What big tech trends do you believe are changing the world?

The intersection of ethics and technology is pretty fascinating. We’re at a point where we can achieve great things with connectivity between applications and data sharing in general. The vast array of innovations that can be achieved by combining data from different sources, interpreting it and presenting it in different ways can be really impactful and valuable.

Tying data from multiple sources in real time could allow you to make decisions about your business on the fly and become truly agile.

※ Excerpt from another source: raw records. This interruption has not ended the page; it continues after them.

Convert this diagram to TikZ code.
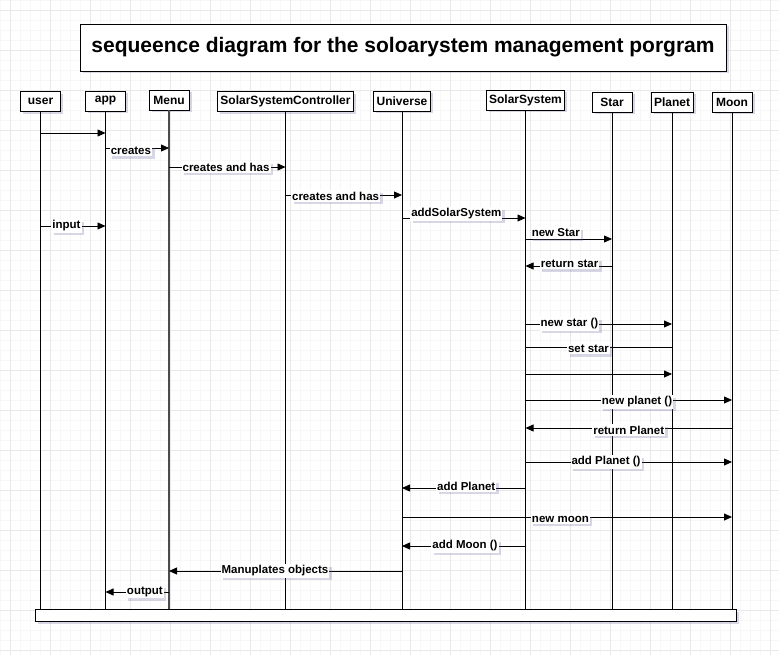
\documentclass[tikz,border=0pt]{standalone}
\usepackage{fontspec}
\setmainfont{Liberation Sans}
\usetikzlibrary{arrows.meta,shadows}

\begin{document}
\begin{tikzpicture}[x=1pt, y=-1pt,
	shdw/.style={drop shadow={shadow xshift=2.5pt, shadow yshift=-2.5pt, fill=blue!25!gray, opacity=0.25}},
	head/.style={draw, line width=0.9pt, fill=white, minimum width=40pt, minimum height=20pt, inner xsep=3pt, inner ysep=2pt, font=\fontsize{12}{14}\selectfont\bfseries, shdw},
	life/.style={line width=0.8pt},
	msg/.style={line width=0.8pt, -{Triangle[length=8pt,width=7pt]}},
	line/.style={line width=0.8pt},
	lbl/.style={fill=white, inner xsep=1pt, inner ysep=1.5pt, font=\fontsize{11.5}{13}\selectfont\bfseries, shdw}]
	\useasboundingbox (0,0) rectangle (779,655);
	\fill[white] (0,0) rectangle (779,655);
	% grid
	\foreach \x in {0,10,...,770} \draw[gray!6] (\x,0) -- (\x,655);
	\foreach \y in {0,10,...,650} \draw[gray!6] (0,\y) -- (779,\y);
	\foreach \x in {10,50,...,770} \draw[gray!18] (\x,0) -- (\x,655);
	\foreach \y in {10,50,...,650} \draw[gray!18] (0,\y) -- (779,\y);

	\node[draw, line width=0.9pt, fill=white, minimum width=646pt, minimum height=47pt, font=\fontsize{21}{25}\selectfont\bfseries, shdw] (T) at (403,47.5) {sequeence diagram for the soloarystem management porgram};

	\node[head] (U) at (40.5,101.5) {user};
	\node[head] (App) at (105.5,101) {app};
	\node[head] (Menu) at (169,100) {Menu};
	\node[head] (SSC) at (285.5,101.5) {SolarSystemController};
	\node[head] (Uni) at (402,101) {Universe};
	\node[head] (SS) at (525.5,100) {SolarSystem};
	\node[head] (Star) at (612,102) {Star};
	\node[head] (Pl) at (672,102) {Planet};
	\node[head] (Moon) at (732,102) {Moon};

	\node[draw, line width=0.9pt, fill=white, minimum width=701pt, minimum height=12pt, inner sep=0pt, shdw] (Bar) at (385.5,615) {};

	\foreach \n in {U,App,SSC,Uni,SS,Star,Pl,Moon}
		\draw[life] (\n.south) -- (\n |- Bar.north);
	\draw[life, gray!60!black, line width=1.4pt] (Menu.south) -- (Menu |- Bar.north);

	% messages
	\draw[msg] (U |- 0,133) -- (App |- 0,133);
	\draw[msg] (App |- 0,148) -- (Menu |- 0,148) node[lbl, pos=0.4, yshift=-3pt] {creates};
	\draw[msg] (Menu |- 0,167) -- (SSC |- 0,167) node[lbl, pos=0.49] {creates and has};
	\draw[msg] (SSC |- 0,195) -- (Uni |- 0,195) node[lbl, pos=0.43, yshift=-1pt] {creates and has};
	\draw[msg] (Uni |- 0,218) -- (SS |- 0,218) node[lbl, pos=0.44, yshift=4pt] {addSolarSystem};
	\draw[msg] (U |- 0,226) -- (App |- 0,226) node[lbl, pos=0.4] {input};
	\draw[msg] (SS |- 0,239) -- (Star |- 0,239) node[lbl, pos=0.35, yshift=6pt] {new Star};
	\draw[msg] (Star |- 0,266) -- (SS |- 0,266) node[lbl, pos=0.49, yshift=2pt] {return star};
	\draw[msg] (SS |- 0,324) -- (Pl |- 0,324) node[lbl, pos=0.3] {new star ()};
	\draw[line] (Pl |- 0,347) -- (SS |- 0,347) node[lbl, pos=0.57, yshift=-2pt] {set star};
	\draw[msg] (SS |- 0,374) -- (Pl |- 0,374);
	\draw[msg] (SS |- 0,400) -- (Moon |- 0,400) node[lbl, pos=0.54, yshift=-2pt] {new planet ()};
	\draw[msg] (Moon |- 0,428) -- (SS |- 0,428) node[lbl, pos=0.5, yshift=-2pt] {return Planet};
	\draw[msg] (SS |- 0,462) -- (Moon |- 0,462) node[lbl, pos=0.39] {add Planet ()};
	\draw[msg] (SS |- 0,488) -- (Uni |- 0,488) node[lbl, pos=0.48, yshift=2pt] {add Planet};
	\draw[msg] (Uni |- 0,517) -- (Moon |- 0,517) node[lbl, pos=0.48, yshift=-2pt] {new moon};
	\draw[msg] (SS |- 0,546) -- (Uni |- 0,546) node[lbl, pos=0.49] {add Moon ()};
	\draw[msg] (Uni |- 0,571) -- (Menu |- 0,571) node[lbl, pos=0.545] {Manuplates objects};
	\draw[msg] (Menu |- 0,592) -- (App |- 0,592) node[lbl, pos=0.38] {output};
\end{tikzpicture}
\end{document}
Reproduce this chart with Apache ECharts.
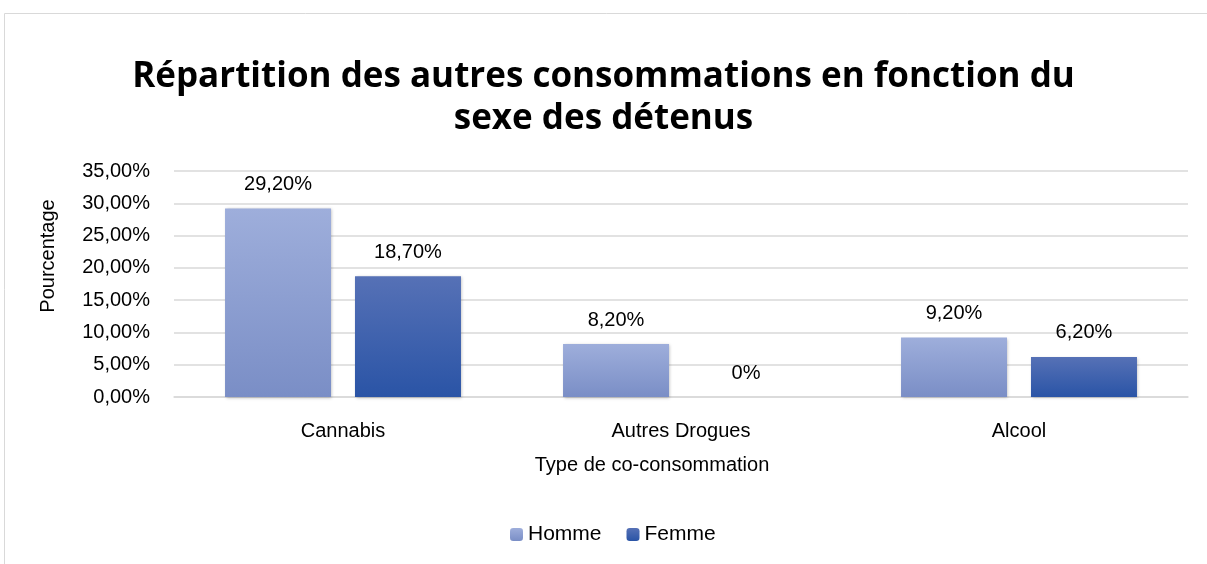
<!DOCTYPE html>
<html>
<head>
<meta charset="utf-8">
<script src="https://cdn.jsdelivr.net/npm/echarts@6/dist/echarts.min.js"></script>
<style>
  html, body { margin: 0; padding: 0; background: #fff; }
  #chart { width: 1207px; height: 564px; }
</style>
</head>
<body>
<div id="chart"></div>
<script>
// données
const categories = ["Cannabis", "Autres Drogues", "Alcool"];
const homme = [29.2, 8.2, 9.2];
const femme = [18.7, 0, 6.2];
const yTicks = { min: 0, max: 35, interval: 5 };

const fontFam = "'Liberation Sans', Arial, sans-serif";
const titleFam = "'Open Sans', 'Noto Sans', sans-serif";

function pct(v) {
  return v.toFixed(2).replace(".", ",") + "%";
}
function labelFmt(p) {
  if (p.value === 0) return "0%";
  return p.value.toFixed(2).replace(".", ",") + "%";
}

const chart = echarts.init(document.getElementById("chart"));
chart.setOption({
  animation: false,
  textStyle: { fontFamily: fontFam },
  graphic: [
    {
      type: "rect",
      shape: { x: 4.5, y: 13.5, width: 1220, height: 570 },
      style: { fill: "none", stroke: "#d9d9d9", lineWidth: 1 }
    },
    {
      type: "text",
      x: 652,
      y: 465,
      style: {
        text: "Type de co-consommation", fontSize: 20, fill: "#000", fontFamily: fontFam,
        align: "center", verticalAlign: "middle"
      }
    },
    {
      type: "text",
      x: 48,
      y: 256,
      rotation: Math.PI / 2,
      style: {
        text: "Pourcentage", fontSize: 20, fill: "#000", fontFamily: fontFam,
        align: "center", verticalAlign: "middle"
      }
    }
  ],
  title: {
    text: "Répartition des autres consommations en fonction du\nsexe des détenus",
    left: "center",
    top: 51,
    textStyle: { fontSize: 35, fontWeight: "bold", color: "#000", lineHeight: 42, fontFamily: titleFam }
  },
  legend: {
    bottom: 14,
    left: 505,
    itemWidth: 13,
    itemHeight: 13,
    itemGap: 25,
    textStyle: { fontSize: 21, color: "#000" },
    data: ["Homme", "Femme"]
  },
  grid: { left: 174, right: 19, top: 171, bottom: 167, containLabel: false },
  xAxis: {
    type: "category",
    data: categories,
    axisLine: { lineStyle: { color: "#d9d9d9", width: 1.5 } },
    axisTick: { show: false },
    axisLabel: { fontSize: 20, color: "#000", margin: 24 }
  },
  yAxis: {
    type: "value",
    min: yTicks.min,
    max: yTicks.max,
    interval: yTicks.interval,
    axisLabel: { fontSize: 20, color: "#000", margin: 24, formatter: pct },
    splitLine: { lineStyle: { color: "#d9d9d9", width: 1.5 } },
    axisLine: { show: false },
    axisTick: { show: false }
  },
  series: [
    {
      name: "Homme",
      type: "bar",
      data: homme,
      barWidth: 106,
      barGap: "22.6%",
      itemStyle: {
        color: new echarts.graphic.LinearGradient(0, 0, 0, 1, [
          { offset: 0, color: "#9eaedb" },
          { offset: 1, color: "#7a8ec6" }
        ]),
        shadowColor: "rgba(0,0,0,0.25)",
        shadowBlur: 3,
        shadowOffsetX: 1,
        shadowOffsetY: 1
      },
      label: { show: true, position: "top", distance: 14, fontSize: 20, color: "#000", formatter: labelFmt }
    },
    {
      name: "Femme",
      type: "bar",
      data: femme,
      barWidth: 106,
      itemStyle: {
        color: new echarts.graphic.LinearGradient(0, 0, 0, 1, [
          { offset: 0, color: "#5671b6" },
          { offset: 1, color: "#2a54a6" }
        ]),
        shadowColor: "rgba(0,0,0,0.25)",
        shadowBlur: 3,
        shadowOffsetX: 1,
        shadowOffsetY: 1
      },
      label: { show: true, position: "top", distance: 14, fontSize: 20, color: "#000", formatter: labelFmt }
    }
  ]
});
</script>
</body>
</html>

This can get scary very quickly if we don’t protect data subjects and regulate the use of that data to make sure it is not used in unintended ways that could harm individuals or cross lines into personal freedoms.

Transparency and establishing trust will be crucial and security professionals will have an essential role in this.

How can we address the security challenges currently facing your industry?

This may not be very popular, but I believe that we could use some regulatory and legislative change that is agile and can adapt quickly to technology changes.

Setting up some basic expectations around businesses’ security posture may seem like a costly initiative at the moment, but should we wait until something goes wrong? Should someone lose a lot of money or get hurt to start thinking about implementing basic security expectations to run a business? No – it should be proactive.

After all, nearly every industry depends heavily on technology and the potential consequences could be disastrous if something went wrong.

The concept of security can’t be an afterthought. Trust is not something that you build on top of your existing processes, but something you need to implement by design – and trust by design is not a buzzword. For example, nobody would build a bridge first and then send traffic across to test its structural integrity.

Safety is embedded in the process of building a bridge because structural engineering has been around for a long time. Computer engineering is a very young science, but we need to start thinking about embedding security concepts as we build and transform our businesses and not as a patch implemented after the fact.